Côtoyer Swann et sa femme, Gilberte et même le jeune Marcel sous le dessin et les couleurs de Stéphane Heuet dans A la recherche du temps perdu adaptée en BD est une pépite qu’il faut découvrir pour gouter la modernité du texte de Marcel Proust : l’émotion de retrouver un souvenir, le désespoir de perdre un être aimé ou le flamboiement d’une feuille au soleil, etc, mais surtout un hymne à la vie !
Vingt-quatre ans de travail, huit albums et deux intégrales ( A l’ombre des jeunes filles en fleur – Du côté de Swann ), Stéphane Heuet découvre la bandes dessinées en relisant Proust. Poussé par son ex-femme, il se met à apprécier toute sa complexité après l’avoir pourfendu. Habitué à dessiner pour son métier de marin, il se met alors à traduire cette histoire en images.
A partir d’une documentation phénoménale, Stéphane Heuet raconte qu’il choisit d’abord le texte. Il passe beaucoup de temps à élaborer son scénario. Puis il organise ses bulles. Par exemple, les photographies de Nadar lui permette de donner vie aux parents de Marcel. Il y a aussi tous les tableaux de peintres et pas uniquement les impressionnistes. les travaux sur Haussmann le documentent sur Paris et sa transformation.
Par ailleurs, concernant le mobilier, notamment la chambre du grand hôtel de Cabourg, il choisit « ses meubles ». De recherches en lectures nombreuses, les bulles sont autant de situations éclairées pour revenir au texte. La précision du dessin augmente d’autant le plaisir des mots. On retrouve les textes longs et les détails d’un Blake et Mortimer mais il y a aussi du Tintin, dans cette recherche là.
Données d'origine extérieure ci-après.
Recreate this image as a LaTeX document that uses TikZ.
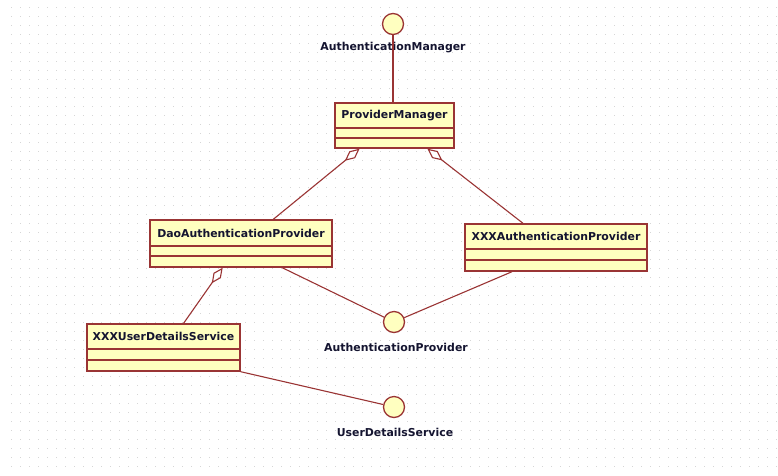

Dans ce tome, Marcel découvre qu’il n’aime plus Gilberte malgré tous les efforts qu’il a fait pour avoir sa place auprès de ses parents. Courtisant Mme Swann pour se faire aimer de sa fille , il la perd, irrémédiablement ! Le tome s’ouvre sur la sonate de Vintheuil, œuvre imaginaire d’un Proust farceur qui idéalise une musique pour mieux retrouver cette introspection si importante pour lui. Marcel rencontre Bergotte, son écrivain fétiche, mélange d’Anatole France qu’il appréciait beaucoup et de Paul Bourget.
L’œuvre de Proust décrit aussi la fin d’un monde, souvent de façon humoristique. Après l’affaire Dreyfus, mais surtout la guerre de 14, cette ambiance surannée d’une bourgeoisie oisive qui lorgne vers l’aristocratie de la fin du XIXème siècle jusqu’à la Belle Époque sera complétement dépassée.
Cette recherche-là, même les proustiens purs et durs lui trouvent de nombreuses vertus. Et, cette A la recherche du temps perdu, ne peut pas uniquement convaincre que les profs pour leurs élèves. Pour retrouver une œuvre déjà découverte, comme moi, ou l’appréhender pour la première fois, la justesse des traits d’un dessin, les détails du contexte sont autant d’éléments que Stéphane Heuet pose sur le texte qu’il a choisi de Marcel Proust.